Speaker of Punjab assembly
- In office 27 March 2017 – 10 March 2022
- Governor: V. P. Singh Badnore
- Preceded by: Charanjit Singh Atwal
- Constituency: Anandpur Sahib

Member of the Legislative Assembly
- In office 2002, 2007, 2017 – 10 March 2022
- Constituency: Anandpur Sahib

Personal details
- Born: 16 October 1957 (age 68) Jhandian (Punjab, India)
- Party: Indian National Congress
- Children: 1 Son and 2 Daughters

= Rana K. P. Singh =

Indian politician

Rana Kanwar Pal Singh, popularly known as Rana K.P. (born 16 October 1957) is an Indian politician from INC, and was a member of the Punjab Legislative Assembly thrice. He was the Speaker of Punjab Legislative Assembly from 2017 to 2022.

== Early life and education ==

=== Early life ===
Singh was born in a Prominent Hindu Rajput Katoch family in Rupnagar. He is the head of the Jhandian family of the Katoch clan. His family owns vast lands and orchards in Punjab and had a big holding of lands in Lyalpur of pre-partition Punjab also.

=== Education ===
After completing his primary education/schooling from Nurpur Bedi, District Ropar, he did his graduation from Government College, Ropar. Subsequently, he obtained the professional degree of LLB and started practice as an Advocate. As a practicing lawyer he had very successful career in advocacy.

== Political career ==
A voracious reader by nature, he took a keen interest in agriculture apart from being a successful lawyer.
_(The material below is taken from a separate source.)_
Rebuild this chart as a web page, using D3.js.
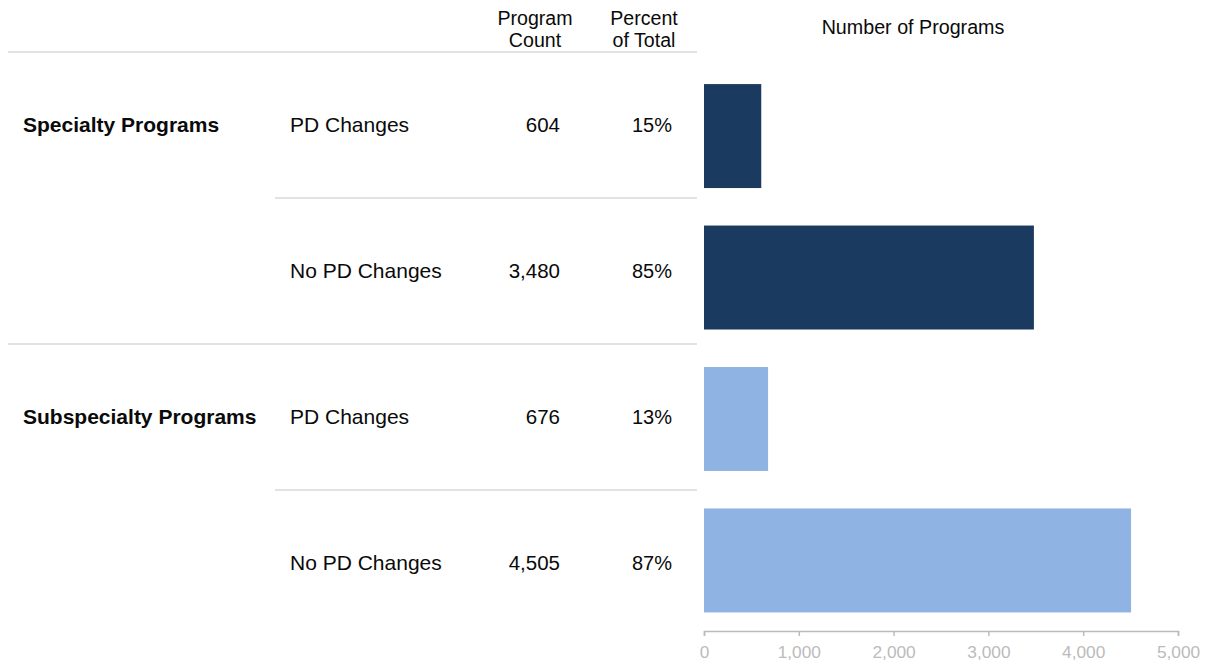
<!DOCTYPE html>
<html>
<head>
<meta charset="utf-8">
<script src="https://cdn.jsdelivr.net/npm/d3@7"></script>
<style>
  body { margin: 0; background: #fff; }
  svg { font-family: "Liberation Sans", Arial, sans-serif; }
</style>
</head>
<body>
<svg id="chart" width="1219" height="667"></svg>
<script>
const groups = ["Specialty Programs", "Subspecialty Programs"];
const changeTypes = ["PD Changes", "No PD Changes", "PD Changes", "No PD Changes"];
const rowGroup = [0, 0, 1, 1];
const counts = [604, 3480, 676, 4505];
const percents = [15, 85, 13, 87];
const xTicks = [0, 1000, 2000, 3000, 4000, 5000];
const groupColors = ["#1b3a5f", "#8fb3e3"];

const svg = d3.select("#chart");
const rows = counts.map((c, i) => i);

// table rows and bar bands
const rowY = d3.scaleBand().domain(rows).range([52, 636]);
const barY = d3.scaleBand().domain(rows).range([46.6, 649.9]).padding(0.265);
const x = d3.scaleLinear().domain([0, 5000]).range([704, 1178]);

const fmt = d3.format(",");
const textColor = "#0a0a0a";
const lineColor = "#d9d9d9";

// column headers
const headers = [
  { lines: ["Program", "Count"], cx: 535 },
  { lines: ["Percent", "of Total"], cx: 644 }
];
headers.forEach(h => {
  h.lines.forEach((t, j) => {
    svg.append("text")
      .attr("x", h.cx)
      .attr("y", 25 + j * 22)
      .attr("text-anchor", "middle")
      .attr("font-size", "19.6px")
      .attr("fill", textColor)
      .text(t);
  });
});

svg.append("text")
  .attr("x", 913)
  .attr("y", 34)
  .attr("text-anchor", "middle")
  .attr("font-size", "19.7px")
  .attr("fill", textColor)
  .text("Number of Programs");

// separators
[0, 2].forEach(i => {
  svg.append("line")
    .attr("x1", 8).attr("x2", 697)
    .attr("y1", rowY(i)).attr("y2", rowY(i))
    .attr("stroke", lineColor).attr("stroke-width", 1.5);
});
[1, 3].forEach(i => {
  svg.append("line")
    .attr("x1", 275).attr("x2", 697)
    .attr("y1", rowY(i)).attr("y2", rowY(i))
    .attr("stroke", lineColor).attr("stroke-width", 1.5);
});

// table cells
const midY = i => rowY(i) + rowY.bandwidth() / 2 + 7;

groups.forEach((g, gi) => {
  svg.append("text")
    .attr("x", 23)
    .attr("y", midY(gi * 2))
    .attr("font-size", "21px")
    .attr("font-weight", "bold")
    .attr("fill", textColor)
    .text(g);
});

rows.forEach(i => {
  svg.append("text")
    .attr("x", 290)
    .attr("y", midY(i))
    .attr("font-size", "21px")
    .attr("fill", textColor)
    .text(changeTypes[i]);

  svg.append("text")
    .attr("x", 560)
    .attr("y", midY(i))
    .attr("text-anchor", "end")
    .attr("font-size", "20.5px")
    .attr("fill", textColor)
    .text(fmt(counts[i]));

  svg.append("text")
    .attr("x", 672)
    .attr("y", midY(i))
    .attr("text-anchor", "end")
    .attr("font-size", "20px")
    .attr("fill", textColor)
    .text(percents[i] + "%");
});

// bars
svg.selectAll(".bar")
  .data(rows)
  .enter()
  .append("rect")
  .attr("class", "bar")
  .attr("x", x(0))
  .attr("y", i => barY(i))
  .attr("width", i => x(counts[i]) - x(0))
  .attr("height", barY.bandwidth())
  .attr("fill", i => groupColors[rowGroup[i]]);

// axis
const axis = svg.append("g")
  .attr("transform", "translate(0,631)")
  .call(d3.axisBottom(x).tickValues(xTicks).tickFormat(fmt).tickSize(5).tickSizeOuter(5));
axis.select(".domain").attr("stroke", "#bbb").attr("stroke-width", 1.5);
axis.selectAll(".tick line").attr("stroke", "#bbb").attr("stroke-width", 1.5);
axis.selectAll(".tick text")
  .attr("fill", "#bbb")
  .attr("font-size", "17.3px")
  .attr("font-family", "Liberation Sans, Arial, sans-serif")
  .attr("y", 15);
</script>
</body>
</html>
He joined Indian National Congress through its youth organization Youth Congress in the year 1975 and since then he has been working continuously and untiringly for the people of Ropar district. He has contested assembly elections from Nangal and Anandpur Sahib constituency for five times since 2002.

He was elected as MLA from Nangal Constituency and Anandpur Sahib constituency in 2002, 2007, 2017. In 2004 he was appointed as a chairman, Punjab Pollution Control Board and later he was made Chief Parliamentary Secretary (Industry & Commerce) in Punjab Government. He worked as a Chairman of various Assembly Committees. Apart from being associated with party organizations, he was also appointed Senator in Punjab University from the year 2002–07.

==Electoral performance ==

Punjab Assembly election, 2017: Anandpur Sahib
| Party |  | Candidate | Votes | % | ±% |
|---|---|---|---|---|---|
|  | INC | Kanwar Pal Singh | 60,800 | 45.01 |  |
|  | BJP | Parminder Sharma | 36,919 | 27.33 |  |
|  | AAP | Sanjeev Gautam | 30,304 | 22.43 |  |
|  | Independent | Nutan Kumar | 2,092 | 1.55 |  |
|  | BSP | Gurcharan Singh Khalsa | 1,442 | 1.07 |  |
|  | CPI(M) | Mohinder Singh | 1,026 | 0.76 |  |
|  | Independent | Pritam Singh Bharatgarh | 602 | 0.45 |  |
|  | PDP | Subhash Chander Sharma | 518 | 0.38 |  |
|  | SAD(A) | Harbhjn Singh | 517 | 0.38 |  |
|  | NOTA | None of the above | 858 | 0.64 |  |
| Majority |  |  | 23,881 | 32.29 |  |
| Registered electors |  |  | 180,222 |  |  |
|  | INC gain from BJP |  |  |  |  |

Punjab Assembly election, 2022: Anandpur Sahib
| Party |  | Candidate | Votes | % | ±% |
|---|---|---|---|---|---|
|  | AAP | Harjot Singh Bains | 82,132 | 57.92 |  |
|  | INC | Kanwar Pal Singh | 36,352 | 25.63 |  |
|  | BJP | Parminder Sharma | 11,433 | 8.06 |  |
|  | BSP | Nutan Kumar | 5,923 | 4.18 |  |
|  | SAD(A) | Ranjit Singh | 1,459 | 1.03 |  |
|  | NOTA | None of the above | 1290 | 0.91 |  |
| Majority |  |  | 45,780 | 32.29 |  |
| Turnout |  |  | 141809 |  |  |
| Registered electors |  |  | 193,750 |  |  |
|  | AAP gain from INC |  |  |  |  |

== Personal life ==

=== Family ===
He married Rani Shashi Kanta a Bhati Rajput on 6 May 1981. He has two daughters (Married and one son all married.

=== Other works ===
He is associated with various Congress party organizations and served the same as, Gen. Sec. Punjab Youth Cong., Gen. Sec. Punjab Pradesh Congress Committee, Spokesman Punjab Pradesh Congress Committee and Member of All India Congress Committee and Vice President of Punjab Pradesh Congress Committee. He is against putting Rajput Sikhs in Backward Class because of their glorious past and was also appointed Patron of 'All India Rajput Kashatriya Mahasabha'.